___ Dataset excerpt ___

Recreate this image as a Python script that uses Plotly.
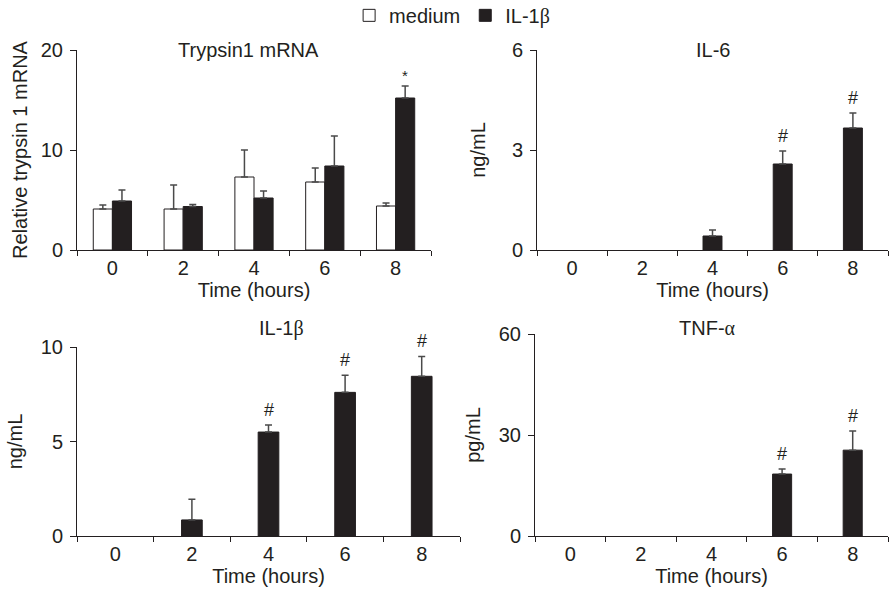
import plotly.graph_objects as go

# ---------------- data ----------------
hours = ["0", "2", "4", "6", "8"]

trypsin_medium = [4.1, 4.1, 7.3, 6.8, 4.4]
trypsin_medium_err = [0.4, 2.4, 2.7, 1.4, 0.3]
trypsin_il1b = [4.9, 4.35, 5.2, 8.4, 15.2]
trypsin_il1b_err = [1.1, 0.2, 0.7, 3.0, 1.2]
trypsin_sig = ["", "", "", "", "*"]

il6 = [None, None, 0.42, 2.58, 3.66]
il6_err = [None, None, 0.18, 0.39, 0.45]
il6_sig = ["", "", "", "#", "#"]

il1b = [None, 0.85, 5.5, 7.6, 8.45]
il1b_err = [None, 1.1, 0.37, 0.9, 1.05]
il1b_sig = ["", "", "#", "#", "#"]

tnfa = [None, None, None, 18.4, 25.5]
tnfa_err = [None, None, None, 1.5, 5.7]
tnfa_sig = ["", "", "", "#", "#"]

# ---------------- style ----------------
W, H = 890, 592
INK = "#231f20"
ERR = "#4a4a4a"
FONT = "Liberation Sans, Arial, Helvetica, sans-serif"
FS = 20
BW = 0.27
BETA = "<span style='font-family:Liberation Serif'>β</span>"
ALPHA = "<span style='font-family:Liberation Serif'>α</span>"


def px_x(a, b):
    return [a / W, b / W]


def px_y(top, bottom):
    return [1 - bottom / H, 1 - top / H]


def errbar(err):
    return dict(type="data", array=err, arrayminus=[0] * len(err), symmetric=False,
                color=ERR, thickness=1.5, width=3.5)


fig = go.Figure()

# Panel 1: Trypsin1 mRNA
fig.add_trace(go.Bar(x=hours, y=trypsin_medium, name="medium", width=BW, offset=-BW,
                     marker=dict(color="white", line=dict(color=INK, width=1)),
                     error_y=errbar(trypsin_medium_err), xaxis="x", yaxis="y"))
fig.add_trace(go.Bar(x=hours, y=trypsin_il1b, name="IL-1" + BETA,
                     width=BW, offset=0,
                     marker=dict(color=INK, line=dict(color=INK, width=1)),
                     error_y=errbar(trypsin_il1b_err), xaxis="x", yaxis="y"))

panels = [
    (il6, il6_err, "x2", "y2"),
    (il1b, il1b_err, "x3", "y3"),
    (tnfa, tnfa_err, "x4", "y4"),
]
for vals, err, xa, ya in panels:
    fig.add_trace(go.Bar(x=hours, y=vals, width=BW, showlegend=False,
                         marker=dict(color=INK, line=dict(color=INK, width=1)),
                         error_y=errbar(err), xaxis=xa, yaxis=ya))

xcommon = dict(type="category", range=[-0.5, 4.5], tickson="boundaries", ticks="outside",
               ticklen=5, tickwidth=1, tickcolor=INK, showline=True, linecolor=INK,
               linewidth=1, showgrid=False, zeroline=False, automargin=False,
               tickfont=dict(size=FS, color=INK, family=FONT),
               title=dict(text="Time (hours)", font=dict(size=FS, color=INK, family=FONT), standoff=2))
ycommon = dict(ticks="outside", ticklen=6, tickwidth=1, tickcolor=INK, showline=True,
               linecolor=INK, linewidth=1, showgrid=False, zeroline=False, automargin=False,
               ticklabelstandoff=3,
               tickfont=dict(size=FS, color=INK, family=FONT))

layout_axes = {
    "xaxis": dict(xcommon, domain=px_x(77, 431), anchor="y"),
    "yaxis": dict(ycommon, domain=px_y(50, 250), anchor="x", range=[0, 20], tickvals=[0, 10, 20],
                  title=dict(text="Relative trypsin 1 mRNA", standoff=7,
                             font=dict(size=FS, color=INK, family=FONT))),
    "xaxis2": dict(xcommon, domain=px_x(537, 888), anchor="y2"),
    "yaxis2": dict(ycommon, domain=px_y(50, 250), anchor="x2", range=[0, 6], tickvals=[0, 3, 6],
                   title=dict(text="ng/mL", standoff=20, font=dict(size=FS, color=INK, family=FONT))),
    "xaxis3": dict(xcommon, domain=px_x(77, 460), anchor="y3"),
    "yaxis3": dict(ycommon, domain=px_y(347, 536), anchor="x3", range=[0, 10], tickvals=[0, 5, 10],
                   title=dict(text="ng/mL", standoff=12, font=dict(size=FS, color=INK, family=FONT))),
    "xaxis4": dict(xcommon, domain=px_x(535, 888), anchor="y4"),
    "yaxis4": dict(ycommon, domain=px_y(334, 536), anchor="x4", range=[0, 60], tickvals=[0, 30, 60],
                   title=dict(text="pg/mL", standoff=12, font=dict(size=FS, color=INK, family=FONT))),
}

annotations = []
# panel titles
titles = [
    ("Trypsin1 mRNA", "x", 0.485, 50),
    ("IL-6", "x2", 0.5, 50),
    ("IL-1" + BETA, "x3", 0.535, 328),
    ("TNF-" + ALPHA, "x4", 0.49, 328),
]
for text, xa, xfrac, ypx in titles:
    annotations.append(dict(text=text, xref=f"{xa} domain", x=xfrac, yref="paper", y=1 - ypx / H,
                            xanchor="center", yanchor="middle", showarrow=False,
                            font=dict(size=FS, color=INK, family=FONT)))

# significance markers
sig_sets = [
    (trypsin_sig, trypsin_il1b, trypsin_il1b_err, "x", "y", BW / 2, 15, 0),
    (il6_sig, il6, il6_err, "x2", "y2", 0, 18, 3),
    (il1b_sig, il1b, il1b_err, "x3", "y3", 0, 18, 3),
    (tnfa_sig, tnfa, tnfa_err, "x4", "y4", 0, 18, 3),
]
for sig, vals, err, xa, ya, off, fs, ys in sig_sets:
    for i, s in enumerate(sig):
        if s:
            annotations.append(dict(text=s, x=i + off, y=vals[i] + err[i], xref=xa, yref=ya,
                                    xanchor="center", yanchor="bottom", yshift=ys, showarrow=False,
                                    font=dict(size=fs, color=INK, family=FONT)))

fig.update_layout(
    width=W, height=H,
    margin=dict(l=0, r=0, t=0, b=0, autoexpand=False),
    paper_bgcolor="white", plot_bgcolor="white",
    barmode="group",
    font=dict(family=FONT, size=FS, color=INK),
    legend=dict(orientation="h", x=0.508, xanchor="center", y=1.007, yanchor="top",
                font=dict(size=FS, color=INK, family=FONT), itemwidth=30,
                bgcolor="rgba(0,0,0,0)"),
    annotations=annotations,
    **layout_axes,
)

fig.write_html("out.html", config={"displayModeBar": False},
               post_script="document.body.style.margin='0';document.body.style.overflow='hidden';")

___

Exercise instructions: Copy the data exactly. Any picture it contains is to be omitted.

Exercise answer:
Recreate this image as a Python script that uses Plotly.
import plotly.graph_objects as go

# ---------------- data ----------------
hours = ["0", "2", "4", "6", "8"]

trypsin_medium = [4.1, 4.1, 7.3, 6.8, 4.4]
trypsin_medium_err = [0.4, 2.4, 2.7, 1.4, 0.3]
trypsin_il1b = [4.9, 4.35, 5.2, 8.4, 15.2]
trypsin_il1b_err = [1.1, 0.2, 0.7, 3.0, 1.2]
trypsin_sig = ["", "", "", "", "*"]

il6 = [None, None, 0.42, 2.58, 3.66]
il6_err = [None, None, 0.18, 0.39, 0.45]
il6_sig = ["", "", "", "#", "#"]

il1b = [None, 0.85, 5.5, 7.6, 8.45]
il1b_err = [None, 1.1, 0.37, 0.9, 1.05]
il1b_sig = ["", "", "#", "#", "#"]

tnfa = [None, None, None, 18.4, 25.5]
tnfa_err = [None, None, None, 1.5, 5.7]
tnfa_sig = ["", "", "", "#", "#"]

# ---------------- style ----------------
W, H = 890, 592
INK = "#231f20"
ERR = "#4a4a4a"
FONT = "Liberation Sans, Arial, Helvetica, sans-serif"
FS = 20
BW = 0.27
BETA = "<span style='font-family:Liberation Serif'>β</span>"
ALPHA = "<span style='font-family:Liberation Serif'>α</span>"


def px_x(a, b):
    return [a / W, b / W]


def px_y(top, bottom):
    return [1 - bottom / H, 1 - top / H]


def errbar(err):
    return dict(type="data", array=err, arrayminus=[0] * len(err), symmetric=False,
                color=ERR, thickness=1.5, width=3.5)


fig = go.Figure()

# Panel 1: Trypsin1 mRNA
fig.add_trace(go.Bar(x=hours, y=trypsin_medium, name="medium", width=BW, offset=-BW,
                     marker=dict(color="white", line=dict(color=INK, width=1)),
                     error_y=errbar(trypsin_medium_err), xaxis="x", yaxis="y"))
fig.add_trace(go.Bar(x=hours, y=trypsin_il1b, name="IL-1" + BETA,
                     width=BW, offset=0,
                     marker=dict(color=INK, line=dict(color=INK, width=1)),
                     error_y=errbar(trypsin_il1b_err), xaxis="x", yaxis="y"))

panels = [
    (il6, il6_err, "x2", "y2"),
    (il1b, il1b_err, "x3", "y3"),
    (tnfa, tnfa_err, "x4", "y4"),
]
for vals, err, xa, ya in panels:
    fig.add_trace(go.Bar(x=hours, y=vals, width=BW, showlegend=False,
                         marker=dict(color=INK, line=dict(color=INK, width=1)),
                         error_y=errbar(err), xaxis=xa, yaxis=ya))

xcommon = dict(type="category", range=[-0.5, 4.5], tickson="boundaries", ticks="outside",
               ticklen=5, tickwidth=1, tickcolor=INK, showline=True, linecolor=INK,
               linewidth=1, showgrid=False, zeroline=False, automargin=False,
               tickfont=dict(size=FS, color=INK, family=FONT),
               title=dict(text="Time (hours)", font=dict(size=FS, color=INK, family=FONT), standoff=2))
ycommon = dict(ticks="outside", ticklen=6, tickwidth=1, tickcolor=INK, showline=True,
               linecolor=INK, linewidth=1, showgrid=False, zeroline=False, automargin=False,
               ticklabelstandoff=3,
               tickfont=dict(size=FS, color=INK, family=FONT))

layout_axes = {
    "xaxis": dict(xcommon, domain=px_x(77, 431), anchor="y"),
    "yaxis": dict(ycommon, domain=px_y(50, 250), anchor="x", range=[0, 20], tickvals=[0, 10, 20],
                  title=dict(text="Relative trypsin 1 mRNA", standoff=7,
                             font=dict(size=FS, color=INK, family=FONT))),
    "xaxis2": dict(xcommon, domain=px_x(537, 888), anchor="y2"),
    "yaxis2": dict(ycommon, domain=px_y(50, 250), anchor="x2", range=[0, 6], tickvals=[0, 3, 6],
                   title=dict(text="ng/mL", standoff=20, font=dict(size=FS, color=INK, family=FONT))),
    "xaxis3": dict(xcommon, domain=px_x(77, 460), anchor="y3"),
    "yaxis3": dict(ycommon, domain=px_y(347, 536), anchor="x3", range=[0, 10], tickvals=[0, 5, 10],
                   title=dict(text="ng/mL", standoff=12, font=dict(size=FS, color=INK, family=FONT))),
    "xaxis4": dict(xcommon, domain=px_x(535, 888), anchor="y4"),
    "yaxis4": dict(ycommon, domain=px_y(334, 536), anchor="x4", range=[0, 60], tickvals=[0, 30, 60],
                   title=dict(text="pg/mL", standoff=12, font=dict(size=FS, color=INK, family=FONT))),
}

annotations = []
# panel titles
titles = [
    ("Trypsin1 mRNA", "x", 0.485, 50),
    ("IL-6", "x2", 0.5, 50),
    ("IL-1" + BETA, "x3", 0.535, 328),
    ("TNF-" + ALPHA, "x4", 0.49, 328),
]
for text, xa, xfrac, ypx in titles:
    annotations.append(dict(text=text, xref=f"{xa} domain", x=xfrac, yref="paper", y=1 - ypx / H,
                            xanchor="center", yanchor="middle", showarrow=False,
                            font=dict(size=FS, color=INK, family=FONT)))

# significance markers
sig_sets = [
    (trypsin_sig, trypsin_il1b, trypsin_il1b_err, "x", "y", BW / 2, 15, 0),
    (il6_sig, il6, il6_err, "x2", "y2", 0, 18, 3),
    (il1b_sig, il1b, il1b_err, "x3", "y3", 0, 18, 3),
    (tnfa_sig, tnfa, tnfa_err, "x4", "y4", 0, 18, 3),
]
for sig, vals, err, xa, ya, off, fs, ys in sig_sets:
    for i, s in enumerate(sig):
        if s:
            annotations.append(dict(text=s, x=i + off, y=vals[i] + err[i], xref=xa, yref=ya,
                                    xanchor="center", yanchor="bottom", yshift=ys, showarrow=False,
                                    font=dict(size=fs, color=INK, family=FONT)))

fig.update_layout(
    width=W, height=H,
    margin=dict(l=0, r=0, t=0, b=0, autoexpand=False),
    paper_bgcolor="white", plot_bgcolor="white",
    barmode="group",
    font=dict(family=FONT, size=FS, color=INK),
    legend=dict(orientation="h", x=0.508, xanchor="center", y=1.007, yanchor="top",
                font=dict(size=FS, color=INK, family=FONT), itemwidth=30,
                bgcolor="rgba(0,0,0,0)"),
    annotations=annotations,
    **layout_axes,
)

fig.write_html("out.html", config={"displayModeBar": False},
               post_script="document.body.style.margin='0';document.body.style.overflow='hidden';")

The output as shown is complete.